Para a autora Kiusam de Oliveira, a repercussão do caso reflete a atualidade e a importância do tema, mesmo 58 anos depois do massacre de negros na África do Sul, o que motivou a Organização das Nações Unidas (ONU) a criar o Dia Mundial de Combate à Discriminação Racial.

“Foi um sentimento misturado de choque, tristeza e frustração. Mas, ao mesmo tempo, dá uma vontade aguerrida de mostrar que o livro é importante para a literatura infantil. É um marco, pois trata de princesas negras, da África, contribuindo para o resgate da autoestima de meninas negras”, diz a autora.

Segundo Kiusam, o gerente-geral do Sesi pediu desculpas à ela e disse que a “censura”  foi um engano. A pedido dela, ele se comprometeu a realizar um encontro da autora com pais, alunos e professores nas unidades da instituição para uma conversa sobre a importância do tema.

“Minha intenção é que o MEC aplique a Lei. Não tem ninguém orientando professores e pedagogos. São ações individuais de alguns professores que colocam essa questão nas escolas”, conta a professora.
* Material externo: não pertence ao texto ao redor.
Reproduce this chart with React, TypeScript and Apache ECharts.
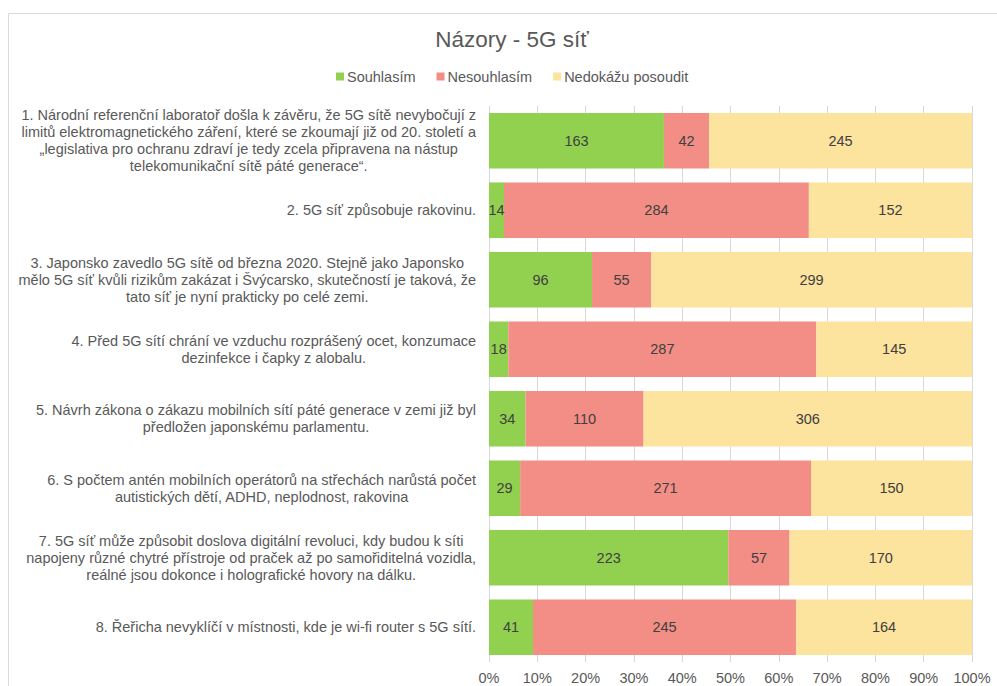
import React, { useEffect, useRef } from "react";
import * as echarts from "echarts";

const categories: string[] = [
  "1. Národní referenční laboratoř došla k závěru, že 5G sítě nevybočují z\nlimitů elektromagnetického záření, které se zkoumají již od 20. století a\n„legislativa pro ochranu zdraví je tedy zcela připravena na nástup\ntelekomunikační sítě páté generace“.",
  "2. 5G síť způsobuje rakovinu.",
  "3. Japonsko zavedlo 5G sítě od března 2020. Stejně jako Japonsko\nmělo 5G síť kvůli rizikům zakázat i Švýcarsko, skutečností je taková, že\ntato síť je nyní prakticky po celé zemi.",
  "4. Před 5G sítí chrání ve vzduchu rozprášený ocet, konzumace\ndezinfekce i čapky z alobalu.",
  "5. Návrh zákona o zákazu mobilních sítí páté generace v zemi již byl\npředložen japonskému parlamentu.",
  "6. S počtem antén mobilních operátorů na střechách narůstá počet\nautistických dětí, ADHD, neplodnost, rakovina",
  "7. 5G síť může způsobit doslova digitální revoluci, kdy budou k síti\nnapojeny různé chytré přístroje od praček až po samořiditelná vozidla,\nreálné jsou dokonce i holografické hovory na dálku.",
  "8. Řeřicha nevyklíčí v místnosti, kde je wi-fi router s 5G sítí.",
];

const souhlasim: number[] = [163, 14, 96, 18, 34, 29, 223, 41];
const nesouhlasim: number[] = [42, 284, 55, 287, 110, 271, 57, 245];
const nedokazu: number[] = [245, 152, 299, 145, 306, 150, 170, 164];

const seriesNames: string[] = ["Souhlasím", "Nesouhlasím", "Nedokážu posoudit"];
const colors: string[] = ["#92D050", "#F28E86", "#FCE39E"];
const title = "Názory - 5G síť";

const FS = 14.5;

export default function App() {
  const ref = useRef<HTMLDivElement>(null);

  useEffect(() => {
    if (!ref.current) return;
    const chart = echarts.init(ref.current, undefined, { renderer: "svg" });
    const totals = categories.map((_, i) => souhlasim[i] + nesouhlasim[i] + nedokazu[i]);
    const raw = [souhlasim, nesouhlasim, nedokazu];

    const series = raw.map((arr, si) => ({
      name: seriesNames[si],
      type: "bar",
      stack: "total",
      barCategoryGap: "20%",
      itemStyle: { color: colors[si] },
      label: {
        show: true,
        position: "inside",
        color: "#404040",
        fontSize: FS,
        formatter: (p: any) => String(arr[p.dataIndex]),
      },
      data: arr.map((v, i) => (v / totals[i]) * 100),
    }));

    chart.setOption({
      animation: false,
      textStyle: { fontFamily: "Liberation Sans, Arial, sans-serif" },
      title: {
        text: title,
        left: 507,
        textAlign: "center",
        top: 23,
        textStyle: { fontSize: 22.5, fontWeight: "normal", color: "#595959" },
      },
      legend: {
        data: seriesNames,
        top: 64,
        left: 331,
        itemWidth: 8,
        itemHeight: 8,
        itemGap: 21,
        icon: "rect",
        textStyle: { fontSize: FS, color: "#595959", padding: [0, 0, 0, -2] },
      },
      grid: { left: 489, right: 25, top: 106, bottom: 24, containLabel: false },
      xAxis: {
        type: "value",
        min: 0,
        max: 100,
        interval: 10,
        axisLine: { show: false },
        axisTick: { show: false },
        splitLine: { lineStyle: { color: "#D9D9D9" } },
        axisLabel: { formatter: "{value}%", fontSize: FS, color: "#595959", margin: 8 },
      },
      yAxis: {
        type: "category",
        inverse: true,
        data: categories,
        axisLine: { show: false },
        axisTick: { show: false },
        axisLabel: {
          interval: 0,
          margin: 13,
          formatter: (v: string) => v.split("\n").map((l) => `{c|${l}}`).join("\n"),
          rich: {
            c: { align: "center", fontSize: FS, color: "#595959", lineHeight: 17 },
          },
        },
      },
      graphic: [
        {
          type: "rect",
          shape: { x: 8.5, y: 13.5, width: 1200, height: 1000 },
          style: { fill: "none", stroke: "#D9D9D9", lineWidth: 1 },
          silent: true,
        },
      ],
      series,
    });
    return () => chart.dispose();
  }, []);

  return (
    <div
      ref={ref}
      style={{ position: "fixed", left: 0, top: 0, width: 997, height: 686, background: "#fff" }}
    />
  );
}
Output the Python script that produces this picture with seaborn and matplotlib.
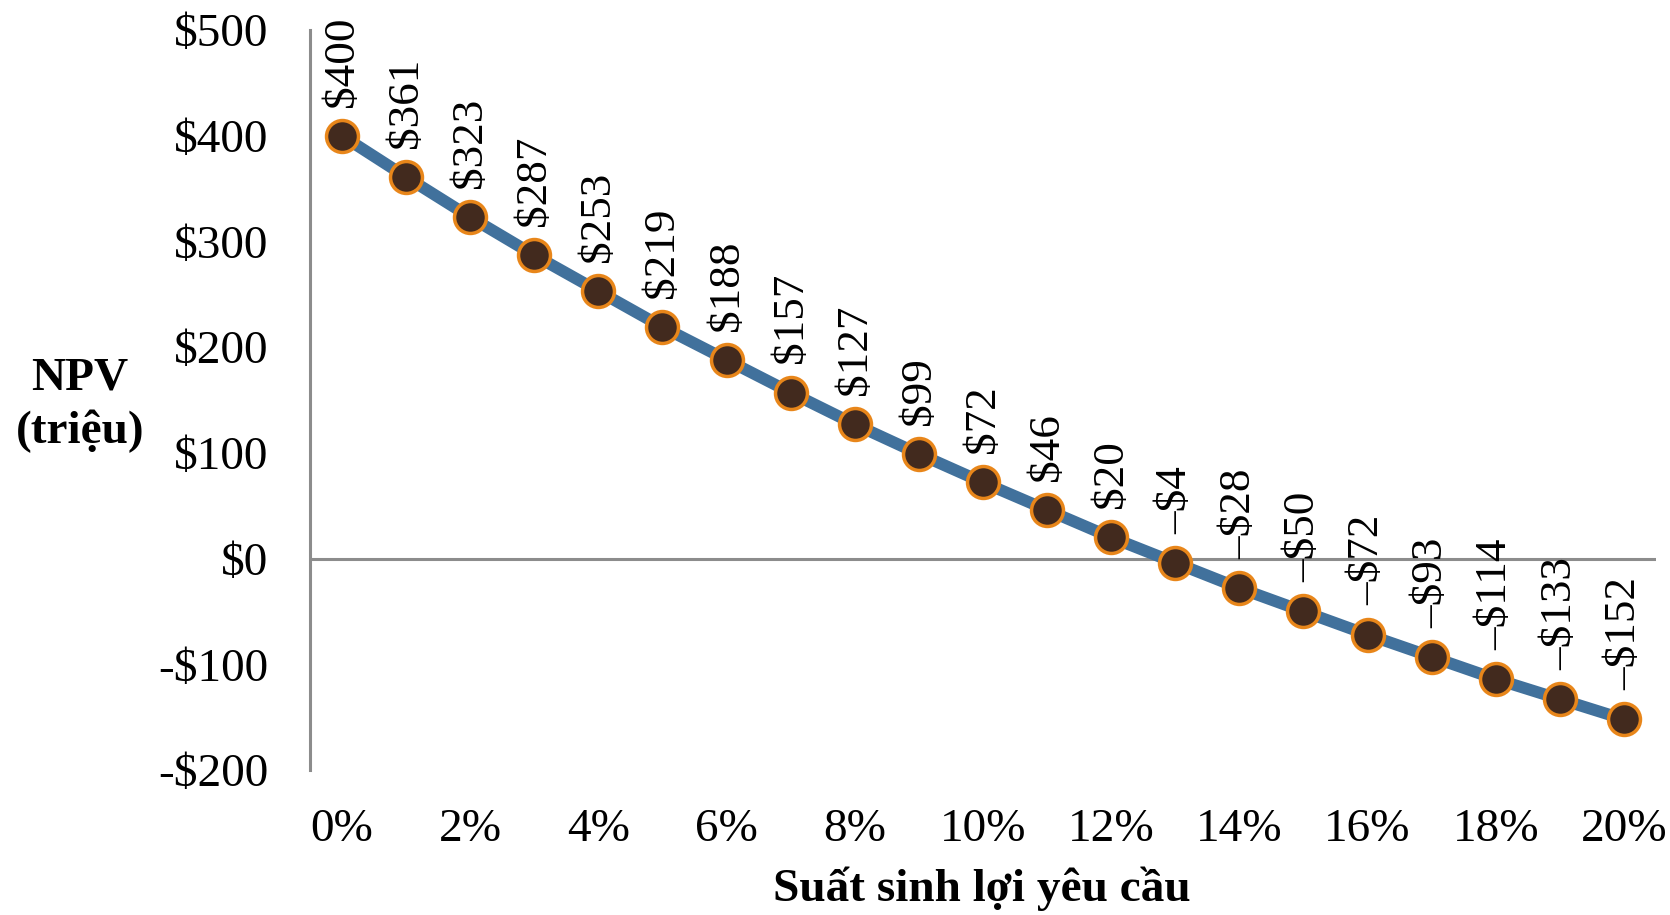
import matplotlib
matplotlib.use("Agg")
import matplotlib.pyplot as plt
import seaborn as sns
import pandas as pd

rates = list(range(0, 21))  # percent
npv = [400, 361, 323, 287, 253, 219, 188, 157, 127, 99, 72, 46, 20,
       -4, -28, -50, -72, -93, -114, -133, -152]
x_ticks = [0, 2, 4, 6, 8, 10, 12, 14, 16, 18, 20]
x_tick_labels = [f"{t}%" for t in x_ticks]
y_ticks = [-200, -100, 0, 100, 200, 300, 400, 500]
y_tick_labels = ["-$200", "-$100", "$0", "$100", "$200", "$300", "$400", "$500"]
point_labels = [f"${v}" if v >= 0 else f"\u2013${-v}" for v in npv]

sns.set_theme(style="white")
plt.rcParams['font.family'] = ['Liberation Serif', 'DejaVu Serif']
plt.rcParams['text.color'] = 'black'
plt.rcParams['xtick.color'] = 'black'
plt.rcParams['ytick.color'] = 'black'

fig = plt.figure(figsize=(16.7, 9.15), dpi=100)
ax = fig.add_axes([0.1856, 0.1585, 0.806, 0.8087])

df = pd.DataFrame({"rate": rates, "npv": npv})
ax.axhline(0, color="#8C8C8C", lw=2.2, zorder=1)
sns.lineplot(data=df, x="rate", y="npv", ax=ax, color="#41719C", lw=8.5,
             marker="o", markersize=23, markerfacecolor="#422A1E",
             markeredgecolor="#E8861A", markeredgewidth=2.5, zorder=3)

for xv, yv, lab in zip(rates, npv, point_labels):
    ax.annotate(lab, (xv, yv), xytext=(0, 21), textcoords="offset points",
                rotation=90, ha="center", va="bottom", fontsize=32.5, color="black")

ax.set_xlim(-0.5, 20.5)
ax.set_ylim(-200, 500)
ax.set_xticks(x_ticks)
ax.set_xticklabels(x_tick_labels, fontsize=34, color="black")
ax.set_yticks(y_ticks)
ax.set_yticklabels(y_tick_labels, fontsize=34, color="black")
ax.tick_params(axis="x", length=0, pad=28)
ax.tick_params(axis="y", length=0, pad=30)

for s in ["top", "right", "bottom"]:
    ax.spines[s].set_visible(False)
ax.spines["left"].set_color("#8C8C8C")
ax.spines["left"].set_linewidth(2.2)

ax.set_xlabel("")
ax.set_ylabel("")
fig.text(982 / 1670, 1 - 889 / 915, "Suất sinh lợi yêu cầu", ha="center", va="center",
         fontsize=34, fontweight="bold", color="black")
fig.text(80 / 1670, 1 - 405 / 915, "NPV\n(triệu)", ha="center", va="center",
         fontsize=34, fontweight="bold", linespacing=1.3, color="black")

fig.savefig("out.png", dpi=100, facecolor="white")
A professora irá lançar uma petição pública, de âmbito nacional, no próximo dia 31 deste mês, para colher assinaturas, com o objetivo de interpelar o Ministério da Educação (MEC) acerca da aplicação dos artigos 26A e 79B, da Lei de Diretrizes e Bases da Educação (LDB), que tratam do ensino da História e Cultura Africana e Afro-brasileira.

O livro “Omo-Oba – Histórias de Princesas”, lançado há nove anos, foi selecionado pelo Plano Nacional de Educação (PNE) e está em 39 mil escolas do país e no catálogo de Bolonha (Itália).

Para a secretária de Combate ao Racismo da CUT Nacional, Maria Júlia Reis Nogueira, a educação é uma porta de entrada para buscar essa mudança, mas a luta contra o racismo é uma ação de natureza política e não um processo somente educacional.

“O racismo não se resolve somente com a educação, até porque a escola muitas vezes é a instituição social que o reproduz”.

Segundo ela, uma parcela da sociedade reluta em dar voz para a população negra, principalmente quando buscam a afirmação da própria identidade étnica porque, quando os negros ganham voz, há mudanças que reposicionam os lugares simbólicos na sociedade.

“É preciso mudar a mentalidade da sociedade porque o preconceito racial é um problema social e histórico e está ligado à exploração. Para acabar de vez com o racismo é preciso acabar também com toda forma de exploração”, afirma a dirigente.

O que diz a Lei

A Base Nacional Comum Curricular (BNCC) se alinha à lei 11.645/08, que estabelece a obrigatoriedade da temática de história e cultura afro-brasileira e indígena no currículo das escolas brasileiras.

A Base Nacional também determina que as instituições escolares devem “exigir um claro compromisso de reverter a situação histórica que marginaliza grupos”. Segundo o novo currículo do ensino, ainda é função das escolas “valorizar e fruir as diversas manifestações artísticas e culturais”.

Significado da Data

O Dia Internacional contra a Discriminação Racial foi criado pela Organização das Nações Unidas (ONU), em memória ao “Massacre de Shaperville”, em 21 de março de 1960.

Nesta data, aproximadamente vinte mil pessoas protestavam contra a “lei do passe”, em Joanesburgo, na África do Sul. Esta lei obrigava os negros a andarem com identificações que limitavam os locais por onde poderiam circular dentro da cidade.

Tropas militares do Apartheid atacaram os manifestantes e mataram 69 pessoas, além de ferir uma centena de outras.

Em homenagem à luta e memória desses manifestantes, o Dia Internacional contra a Discriminação Racial é comemorado em 21 de março.